RECORDS TO PROCESS start

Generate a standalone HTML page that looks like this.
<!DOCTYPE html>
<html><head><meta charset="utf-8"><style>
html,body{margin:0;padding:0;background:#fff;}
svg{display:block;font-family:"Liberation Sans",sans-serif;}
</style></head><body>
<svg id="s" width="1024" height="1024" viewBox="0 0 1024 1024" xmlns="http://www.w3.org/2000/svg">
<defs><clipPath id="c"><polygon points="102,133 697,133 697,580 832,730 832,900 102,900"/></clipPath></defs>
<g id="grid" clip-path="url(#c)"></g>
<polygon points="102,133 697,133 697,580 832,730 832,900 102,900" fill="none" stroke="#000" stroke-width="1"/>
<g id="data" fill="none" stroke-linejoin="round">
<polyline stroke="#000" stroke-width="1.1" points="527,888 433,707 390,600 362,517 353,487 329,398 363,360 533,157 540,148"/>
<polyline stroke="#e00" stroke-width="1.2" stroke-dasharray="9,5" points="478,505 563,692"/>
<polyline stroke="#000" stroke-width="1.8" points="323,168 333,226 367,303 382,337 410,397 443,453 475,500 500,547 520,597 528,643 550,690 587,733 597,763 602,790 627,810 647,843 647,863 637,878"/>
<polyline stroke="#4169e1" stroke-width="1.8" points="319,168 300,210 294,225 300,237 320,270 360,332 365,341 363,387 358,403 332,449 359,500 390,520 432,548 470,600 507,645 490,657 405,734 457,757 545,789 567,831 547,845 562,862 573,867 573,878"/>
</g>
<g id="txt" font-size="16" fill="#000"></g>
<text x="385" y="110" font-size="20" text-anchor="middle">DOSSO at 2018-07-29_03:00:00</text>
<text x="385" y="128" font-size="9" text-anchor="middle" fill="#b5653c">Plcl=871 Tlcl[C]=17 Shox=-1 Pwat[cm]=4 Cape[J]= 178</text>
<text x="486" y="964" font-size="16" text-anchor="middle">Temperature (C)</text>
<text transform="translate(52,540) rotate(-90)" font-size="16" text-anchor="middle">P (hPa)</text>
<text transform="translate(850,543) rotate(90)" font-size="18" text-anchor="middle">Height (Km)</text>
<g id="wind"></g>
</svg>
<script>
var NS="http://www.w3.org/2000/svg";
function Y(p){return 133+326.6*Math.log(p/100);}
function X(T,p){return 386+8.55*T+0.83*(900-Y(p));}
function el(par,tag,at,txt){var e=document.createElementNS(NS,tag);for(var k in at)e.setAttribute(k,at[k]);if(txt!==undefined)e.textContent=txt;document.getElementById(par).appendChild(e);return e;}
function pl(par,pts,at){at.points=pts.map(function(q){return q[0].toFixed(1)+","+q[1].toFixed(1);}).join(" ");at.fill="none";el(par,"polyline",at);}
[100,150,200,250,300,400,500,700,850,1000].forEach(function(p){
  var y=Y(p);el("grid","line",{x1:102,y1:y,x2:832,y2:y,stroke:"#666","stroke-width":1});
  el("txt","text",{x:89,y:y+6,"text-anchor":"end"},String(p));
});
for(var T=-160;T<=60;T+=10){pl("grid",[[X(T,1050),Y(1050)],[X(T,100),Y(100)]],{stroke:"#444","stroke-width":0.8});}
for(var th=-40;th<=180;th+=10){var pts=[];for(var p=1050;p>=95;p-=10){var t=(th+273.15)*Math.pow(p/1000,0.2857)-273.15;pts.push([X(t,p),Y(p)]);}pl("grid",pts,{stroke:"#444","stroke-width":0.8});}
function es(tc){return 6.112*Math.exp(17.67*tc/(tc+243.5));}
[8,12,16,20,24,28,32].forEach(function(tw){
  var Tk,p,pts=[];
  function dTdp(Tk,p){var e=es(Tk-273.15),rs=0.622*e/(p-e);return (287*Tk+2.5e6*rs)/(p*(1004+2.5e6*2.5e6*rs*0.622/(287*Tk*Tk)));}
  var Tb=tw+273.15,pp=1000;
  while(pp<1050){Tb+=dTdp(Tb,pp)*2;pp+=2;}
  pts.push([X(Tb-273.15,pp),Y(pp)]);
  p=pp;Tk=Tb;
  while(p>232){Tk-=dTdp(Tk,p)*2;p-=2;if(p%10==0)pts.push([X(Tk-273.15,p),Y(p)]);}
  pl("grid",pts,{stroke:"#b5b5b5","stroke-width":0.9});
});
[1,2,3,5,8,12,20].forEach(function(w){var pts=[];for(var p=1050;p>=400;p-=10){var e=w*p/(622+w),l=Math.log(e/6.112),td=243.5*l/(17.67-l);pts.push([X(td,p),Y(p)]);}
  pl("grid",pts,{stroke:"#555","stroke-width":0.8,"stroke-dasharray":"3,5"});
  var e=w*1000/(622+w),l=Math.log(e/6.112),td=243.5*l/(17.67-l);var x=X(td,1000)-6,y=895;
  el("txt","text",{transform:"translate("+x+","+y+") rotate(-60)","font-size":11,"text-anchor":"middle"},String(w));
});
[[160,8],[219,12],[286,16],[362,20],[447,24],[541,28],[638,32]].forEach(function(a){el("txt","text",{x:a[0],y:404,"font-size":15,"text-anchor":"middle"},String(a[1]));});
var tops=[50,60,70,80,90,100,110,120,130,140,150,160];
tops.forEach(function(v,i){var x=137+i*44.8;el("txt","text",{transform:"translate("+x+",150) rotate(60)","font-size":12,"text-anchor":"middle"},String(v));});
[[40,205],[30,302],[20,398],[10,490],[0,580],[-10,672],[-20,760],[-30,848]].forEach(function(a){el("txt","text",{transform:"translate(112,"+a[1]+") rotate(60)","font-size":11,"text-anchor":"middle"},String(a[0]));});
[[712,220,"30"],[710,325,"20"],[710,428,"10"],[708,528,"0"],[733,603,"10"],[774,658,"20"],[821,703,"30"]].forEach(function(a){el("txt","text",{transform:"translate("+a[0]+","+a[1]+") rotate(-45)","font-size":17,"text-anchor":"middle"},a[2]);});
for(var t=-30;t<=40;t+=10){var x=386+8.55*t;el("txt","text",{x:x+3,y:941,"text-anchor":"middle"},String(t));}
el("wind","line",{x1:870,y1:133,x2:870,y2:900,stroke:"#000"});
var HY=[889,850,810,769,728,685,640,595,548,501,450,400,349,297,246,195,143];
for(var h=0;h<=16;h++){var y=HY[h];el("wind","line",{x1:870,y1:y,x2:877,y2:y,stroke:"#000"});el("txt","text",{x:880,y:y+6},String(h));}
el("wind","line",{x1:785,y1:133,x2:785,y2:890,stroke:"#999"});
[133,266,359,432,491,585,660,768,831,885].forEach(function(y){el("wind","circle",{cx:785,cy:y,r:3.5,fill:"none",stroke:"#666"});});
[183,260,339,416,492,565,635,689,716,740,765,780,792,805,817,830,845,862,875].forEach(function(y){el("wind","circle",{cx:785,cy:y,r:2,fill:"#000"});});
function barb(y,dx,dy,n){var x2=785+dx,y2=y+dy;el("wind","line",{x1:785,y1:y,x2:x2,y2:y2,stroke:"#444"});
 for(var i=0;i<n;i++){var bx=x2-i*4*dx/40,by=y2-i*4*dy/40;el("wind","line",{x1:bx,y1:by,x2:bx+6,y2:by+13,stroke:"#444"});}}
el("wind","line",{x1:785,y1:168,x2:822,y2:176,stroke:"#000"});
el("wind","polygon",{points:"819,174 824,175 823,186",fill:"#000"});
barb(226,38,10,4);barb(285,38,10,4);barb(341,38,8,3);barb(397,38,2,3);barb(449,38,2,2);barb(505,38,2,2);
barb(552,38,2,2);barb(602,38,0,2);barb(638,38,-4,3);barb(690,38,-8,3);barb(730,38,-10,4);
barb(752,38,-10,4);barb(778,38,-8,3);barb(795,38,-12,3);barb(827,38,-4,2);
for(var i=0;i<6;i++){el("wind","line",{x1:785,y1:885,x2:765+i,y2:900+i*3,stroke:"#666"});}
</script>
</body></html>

RECORDS TO PROCESS end
RECORDS TO PROCESS start

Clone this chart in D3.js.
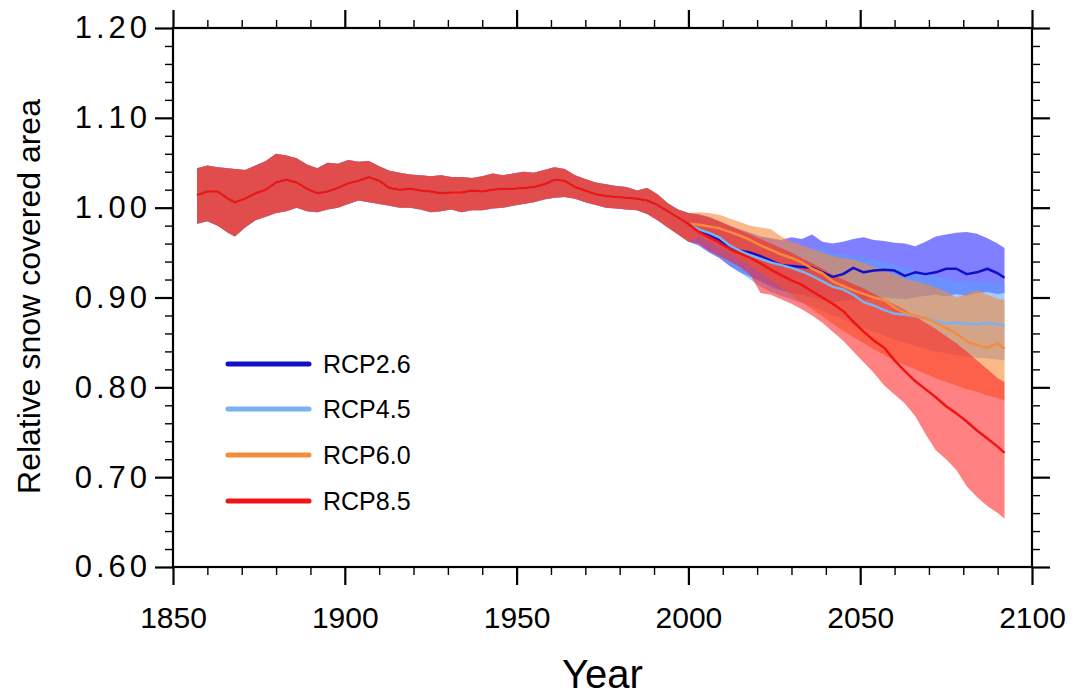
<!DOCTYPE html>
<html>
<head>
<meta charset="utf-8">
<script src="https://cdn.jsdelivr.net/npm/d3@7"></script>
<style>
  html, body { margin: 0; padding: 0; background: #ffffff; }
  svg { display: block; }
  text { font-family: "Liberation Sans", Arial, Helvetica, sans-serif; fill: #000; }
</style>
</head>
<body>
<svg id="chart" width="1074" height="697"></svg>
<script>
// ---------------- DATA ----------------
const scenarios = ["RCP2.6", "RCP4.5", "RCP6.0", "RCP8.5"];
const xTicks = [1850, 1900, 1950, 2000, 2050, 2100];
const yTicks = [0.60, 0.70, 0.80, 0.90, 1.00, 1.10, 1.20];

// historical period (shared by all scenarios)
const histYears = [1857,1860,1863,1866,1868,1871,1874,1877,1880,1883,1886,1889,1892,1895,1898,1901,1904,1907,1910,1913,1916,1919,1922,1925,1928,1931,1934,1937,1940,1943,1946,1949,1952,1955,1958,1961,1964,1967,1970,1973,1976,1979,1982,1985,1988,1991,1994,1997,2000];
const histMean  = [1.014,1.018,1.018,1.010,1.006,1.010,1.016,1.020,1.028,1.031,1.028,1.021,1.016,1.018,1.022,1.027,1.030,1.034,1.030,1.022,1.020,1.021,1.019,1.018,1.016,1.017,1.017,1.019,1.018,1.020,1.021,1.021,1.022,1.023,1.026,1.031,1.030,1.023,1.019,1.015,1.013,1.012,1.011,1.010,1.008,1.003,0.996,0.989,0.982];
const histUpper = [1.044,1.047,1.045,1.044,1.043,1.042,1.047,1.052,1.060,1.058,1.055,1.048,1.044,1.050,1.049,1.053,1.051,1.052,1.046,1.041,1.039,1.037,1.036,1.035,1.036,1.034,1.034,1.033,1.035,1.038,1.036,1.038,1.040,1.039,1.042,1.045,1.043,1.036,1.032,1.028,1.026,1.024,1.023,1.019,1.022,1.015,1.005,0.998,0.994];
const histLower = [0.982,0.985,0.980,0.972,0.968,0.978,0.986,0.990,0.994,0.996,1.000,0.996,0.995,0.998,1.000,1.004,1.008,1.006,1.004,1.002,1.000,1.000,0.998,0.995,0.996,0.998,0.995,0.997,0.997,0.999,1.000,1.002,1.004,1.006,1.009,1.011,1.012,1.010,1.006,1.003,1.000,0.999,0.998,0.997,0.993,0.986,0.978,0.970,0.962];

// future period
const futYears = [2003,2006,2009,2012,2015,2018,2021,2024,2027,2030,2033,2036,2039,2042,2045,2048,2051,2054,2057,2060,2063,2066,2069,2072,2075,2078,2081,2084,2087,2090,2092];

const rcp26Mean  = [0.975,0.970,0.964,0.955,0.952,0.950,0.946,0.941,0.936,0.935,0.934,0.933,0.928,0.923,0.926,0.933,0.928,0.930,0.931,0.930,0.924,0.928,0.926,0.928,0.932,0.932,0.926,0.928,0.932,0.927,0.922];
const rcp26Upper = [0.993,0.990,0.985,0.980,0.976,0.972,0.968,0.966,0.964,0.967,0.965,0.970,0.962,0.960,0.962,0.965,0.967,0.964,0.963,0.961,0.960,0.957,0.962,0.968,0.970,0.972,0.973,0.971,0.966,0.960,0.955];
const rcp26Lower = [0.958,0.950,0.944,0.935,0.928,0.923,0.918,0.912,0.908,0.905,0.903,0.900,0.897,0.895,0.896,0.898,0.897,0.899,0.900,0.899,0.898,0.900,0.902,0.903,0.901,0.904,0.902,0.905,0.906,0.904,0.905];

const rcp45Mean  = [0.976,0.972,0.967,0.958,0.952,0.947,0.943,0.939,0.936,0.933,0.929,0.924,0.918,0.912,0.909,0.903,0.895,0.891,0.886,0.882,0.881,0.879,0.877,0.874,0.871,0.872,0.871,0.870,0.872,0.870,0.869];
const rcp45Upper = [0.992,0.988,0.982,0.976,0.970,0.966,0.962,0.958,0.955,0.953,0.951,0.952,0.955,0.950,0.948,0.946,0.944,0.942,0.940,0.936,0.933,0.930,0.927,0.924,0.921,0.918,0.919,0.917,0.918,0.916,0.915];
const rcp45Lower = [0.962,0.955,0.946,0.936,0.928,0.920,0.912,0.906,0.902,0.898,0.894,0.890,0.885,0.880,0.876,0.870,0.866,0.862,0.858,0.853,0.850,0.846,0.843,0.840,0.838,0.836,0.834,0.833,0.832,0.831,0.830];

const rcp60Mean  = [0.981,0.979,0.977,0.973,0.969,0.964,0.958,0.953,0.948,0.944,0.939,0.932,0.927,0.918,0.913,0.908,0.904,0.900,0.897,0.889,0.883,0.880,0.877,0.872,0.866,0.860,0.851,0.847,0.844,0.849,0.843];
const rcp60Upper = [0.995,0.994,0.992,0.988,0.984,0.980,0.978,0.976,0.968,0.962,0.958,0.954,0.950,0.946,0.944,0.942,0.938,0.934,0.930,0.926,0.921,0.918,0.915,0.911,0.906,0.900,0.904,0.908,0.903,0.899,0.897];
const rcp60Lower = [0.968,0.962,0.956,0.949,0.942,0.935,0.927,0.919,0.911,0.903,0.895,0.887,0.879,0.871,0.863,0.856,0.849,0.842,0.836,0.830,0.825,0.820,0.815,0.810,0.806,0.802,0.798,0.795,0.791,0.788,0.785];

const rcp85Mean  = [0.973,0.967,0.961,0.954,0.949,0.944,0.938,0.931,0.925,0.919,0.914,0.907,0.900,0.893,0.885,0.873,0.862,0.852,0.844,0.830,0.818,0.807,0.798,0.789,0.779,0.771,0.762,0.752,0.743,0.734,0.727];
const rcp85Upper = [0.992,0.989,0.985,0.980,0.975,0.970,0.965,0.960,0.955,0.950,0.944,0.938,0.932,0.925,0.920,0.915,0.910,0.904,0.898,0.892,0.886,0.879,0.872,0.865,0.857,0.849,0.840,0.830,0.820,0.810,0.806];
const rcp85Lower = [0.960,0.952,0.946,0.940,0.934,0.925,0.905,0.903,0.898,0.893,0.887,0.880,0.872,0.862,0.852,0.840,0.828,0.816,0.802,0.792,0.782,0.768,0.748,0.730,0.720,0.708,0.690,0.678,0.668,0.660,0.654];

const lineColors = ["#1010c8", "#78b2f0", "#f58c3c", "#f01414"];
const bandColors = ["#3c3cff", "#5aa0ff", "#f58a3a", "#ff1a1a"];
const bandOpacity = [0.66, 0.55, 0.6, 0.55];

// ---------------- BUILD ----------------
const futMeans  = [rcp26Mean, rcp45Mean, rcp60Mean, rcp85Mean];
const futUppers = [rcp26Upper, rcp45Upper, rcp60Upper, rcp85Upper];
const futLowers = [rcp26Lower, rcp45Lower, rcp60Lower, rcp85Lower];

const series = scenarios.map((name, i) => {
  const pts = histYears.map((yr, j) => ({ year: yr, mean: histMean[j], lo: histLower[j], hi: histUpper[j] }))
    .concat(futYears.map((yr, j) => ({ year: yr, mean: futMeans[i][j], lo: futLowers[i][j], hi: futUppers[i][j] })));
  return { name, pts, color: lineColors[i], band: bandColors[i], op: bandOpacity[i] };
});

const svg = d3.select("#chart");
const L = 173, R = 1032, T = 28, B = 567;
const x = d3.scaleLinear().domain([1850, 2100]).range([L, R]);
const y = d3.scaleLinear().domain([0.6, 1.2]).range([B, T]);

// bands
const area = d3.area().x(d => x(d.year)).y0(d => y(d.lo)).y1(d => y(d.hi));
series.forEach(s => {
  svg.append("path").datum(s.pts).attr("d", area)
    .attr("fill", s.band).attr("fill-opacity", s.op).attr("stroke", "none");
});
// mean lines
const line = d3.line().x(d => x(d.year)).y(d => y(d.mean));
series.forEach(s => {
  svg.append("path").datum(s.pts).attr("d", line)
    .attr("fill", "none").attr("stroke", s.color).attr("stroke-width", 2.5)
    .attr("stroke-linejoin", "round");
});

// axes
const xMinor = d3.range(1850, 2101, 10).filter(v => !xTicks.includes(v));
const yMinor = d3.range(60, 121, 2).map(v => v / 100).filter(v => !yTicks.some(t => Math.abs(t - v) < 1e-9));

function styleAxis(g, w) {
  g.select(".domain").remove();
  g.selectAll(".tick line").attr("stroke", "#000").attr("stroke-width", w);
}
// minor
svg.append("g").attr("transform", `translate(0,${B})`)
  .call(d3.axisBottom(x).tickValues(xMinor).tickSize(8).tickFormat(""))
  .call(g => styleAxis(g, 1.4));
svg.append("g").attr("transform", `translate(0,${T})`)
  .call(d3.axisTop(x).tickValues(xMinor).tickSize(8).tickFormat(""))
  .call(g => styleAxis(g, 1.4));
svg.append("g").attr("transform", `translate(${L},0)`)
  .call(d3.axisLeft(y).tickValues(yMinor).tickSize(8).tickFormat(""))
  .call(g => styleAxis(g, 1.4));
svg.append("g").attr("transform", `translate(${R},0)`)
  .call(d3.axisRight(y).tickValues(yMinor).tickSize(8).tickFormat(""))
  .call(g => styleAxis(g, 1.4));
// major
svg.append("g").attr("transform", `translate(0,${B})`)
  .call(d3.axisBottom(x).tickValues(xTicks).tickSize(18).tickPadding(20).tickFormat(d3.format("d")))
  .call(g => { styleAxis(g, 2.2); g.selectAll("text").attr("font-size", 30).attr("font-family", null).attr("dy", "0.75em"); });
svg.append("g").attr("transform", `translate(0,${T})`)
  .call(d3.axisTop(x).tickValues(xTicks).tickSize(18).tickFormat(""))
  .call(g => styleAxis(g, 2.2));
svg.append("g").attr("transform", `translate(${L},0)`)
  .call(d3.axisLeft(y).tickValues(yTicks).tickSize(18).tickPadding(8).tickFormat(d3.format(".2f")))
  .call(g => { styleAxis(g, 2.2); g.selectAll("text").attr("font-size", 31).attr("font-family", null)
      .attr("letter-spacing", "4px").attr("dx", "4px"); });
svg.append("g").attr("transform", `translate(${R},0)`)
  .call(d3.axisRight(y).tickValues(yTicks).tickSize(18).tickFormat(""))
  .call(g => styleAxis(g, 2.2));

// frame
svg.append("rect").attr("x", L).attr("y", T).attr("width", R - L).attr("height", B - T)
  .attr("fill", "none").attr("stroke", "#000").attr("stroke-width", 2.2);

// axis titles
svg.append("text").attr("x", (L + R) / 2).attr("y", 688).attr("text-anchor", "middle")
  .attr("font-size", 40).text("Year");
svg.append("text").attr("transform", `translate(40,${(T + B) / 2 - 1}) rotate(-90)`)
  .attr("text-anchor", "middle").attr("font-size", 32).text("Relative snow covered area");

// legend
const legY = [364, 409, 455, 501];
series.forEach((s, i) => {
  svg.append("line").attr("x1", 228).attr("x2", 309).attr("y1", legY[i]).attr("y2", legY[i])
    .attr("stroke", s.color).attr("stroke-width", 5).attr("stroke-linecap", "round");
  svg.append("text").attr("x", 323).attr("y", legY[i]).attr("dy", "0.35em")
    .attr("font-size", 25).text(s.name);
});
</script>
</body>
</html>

RECORDS TO PROCESS end

Working from the entries above, reproduce exactly and only the lines beginning with the line that has "Clone this chart in D3.js." and ending with the line that has "const yTicks = [0.60, 0.70, 0.80, 0.90, 1.00, 1.10, 1.20];"; omit all pictures.

ANSWER TO THIS EXERCISE →
Clone this chart in D3.js.
<!DOCTYPE html>
<html>
<head>
<meta charset="utf-8">
<script src="https://cdn.jsdelivr.net/npm/d3@7"></script>
<style>
  html, body { margin: 0; padding: 0; background: #ffffff; }
  svg { display: block; }
  text { font-family: "Liberation Sans", Arial, Helvetica, sans-serif; fill: #000; }
</style>
</head>
<body>
<svg id="chart" width="1074" height="697"></svg>
<script>
// ---------------- DATA ----------------
const scenarios = ["RCP2.6", "RCP4.5", "RCP6.0", "RCP8.5"];
const xTicks = [1850, 1900, 1950, 2000, 2050, 2100];
const yTicks = [0.60, 0.70, 0.80, 0.90, 1.00, 1.10, 1.20];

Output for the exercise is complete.